Норденшельду повезло: в год его плавания тяжелые льды не преграждали путь к мысу Челюскина, и 19 августа 1878 года в шесть часов вечера «Вега» бросила якорь, у мыса Челюскина. И вполне понятна радость Норденшельда, записавшего в своем дневнике: «…мы до, — стигли великой цели, к которой в течение столетий напрасно стремились люди. Впервые у самой северной оконечности Старого Света стояло на якоре судно. Не Удивительно, что событие это мы отпраздновали поднятием флага и пушечными салютами, а когда вернулись из нашей поездки на берег, пиршеством с вином и тостами».
Норденшельд плыл вдоль берегов северной Азии на паровом судне; экспедиция его была отлично, на научной основе, снабжена провиантом, оснащена снаряжением.
«Что ж тут удивительного, — подумалось мне. — Вполне естественно, что никто не мог пройти мимо самой северной точки азиатского материка до Норденшельда. Победа Норденшельда — это победа не только мужества, но и техники».
И все-таки это победа. Крупная, историческая. И далась она нелегко. Ведь нелегко даже нам, хотя наш ледокол и сравнивать-то нельзя с маленькой хрупкой «Вегой»…
Старинные люди
Самолет, на котором я вылетел из Тикси, взял курс на восток. Мы летели над Яно-Индигирской низменностью. Под крылом самолета проплывала чуть всхолмленная тундра — ржаво-бурая, с медленными, сильно меандрирующими реками и множеством мелких озер. Сверху тундра казалась безжизненной; лишь изредка мне удавалось разглядеть темные цепочки утиных стай, проносившихся над светлой гладью озер.
На берегу какой-то реки, более широкой, чем другие, я заметил дом, срубленный из свежих, еще желтых бревен. Перед ним у самой воды пылало яркое пятно костра, а с востока — на новый дом, на оранжево-красный костер — наползали, цепляясь за бурую тундру, сизо-белые клубы тумана… И дом, и костер, и облака тумана я увидел издалека и с волнением, трудно объяснимым теперь, ждал, что случится раньше: мы долетим до костра и дома или клубы тумана поглотят их. Это произошло одновременно: прозрачный серый край туманного облака достиг жилья в тот момент, когда мы пролетали над ним.

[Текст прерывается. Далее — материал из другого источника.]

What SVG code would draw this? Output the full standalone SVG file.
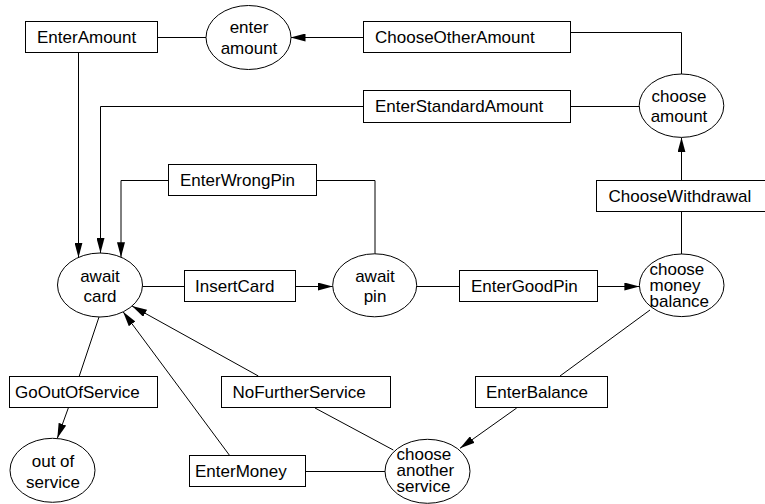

Не знаю почему, но этот маленький, сам по себе ничего не значащий эпизод вдруг приобрел в моих глазах этакое символическое значение, и я задумался о той трудной борьбе, которую ведет человек за жизнь, а в наши дни и за прогресс в тундре. Я размышлял о суровых природных условиях, об оторванности жителей тундры от остального человечества: ведь совсем недавно над чумами и избами тундровых поселков пролетели первые самолеты и радио связало их со всем миром.
В таком философско-элегическом настроении я пребывал до тех пор, пока не заметил, что самолет снижается. Во время перелета я день и ночь сидел в стеклянном «глазу» самолета, который заменял и дверь, и окна, и поэтому тотчас посмотрел вниз. Туман рассеялся. Вновь плыла под нами мокрая, разбухшая от воды тундра. Никаких признаков жилья мне обнаружить не удалось. Тогда почему же мы снижаемся?.. Что-нибудь случилось с моторами? Мы — я имею в виду пассажиров — стали шутить, посмеиваться, рассуждать о нынешней технике, тем самым выдавая свое беспокойство. Вдруг самолет лег на левую плоскость и, сильно накренившись, свернул с прежнего курса. Зачем-то вышел из передней пилотской части самолета бортмеханик, а потом покинул свое святилище и штурман. При крутом вираже я увидел сравнительно недалеко под нами широкую реку в плоских заболоченных берегах, а затем и тесную кучку домиков.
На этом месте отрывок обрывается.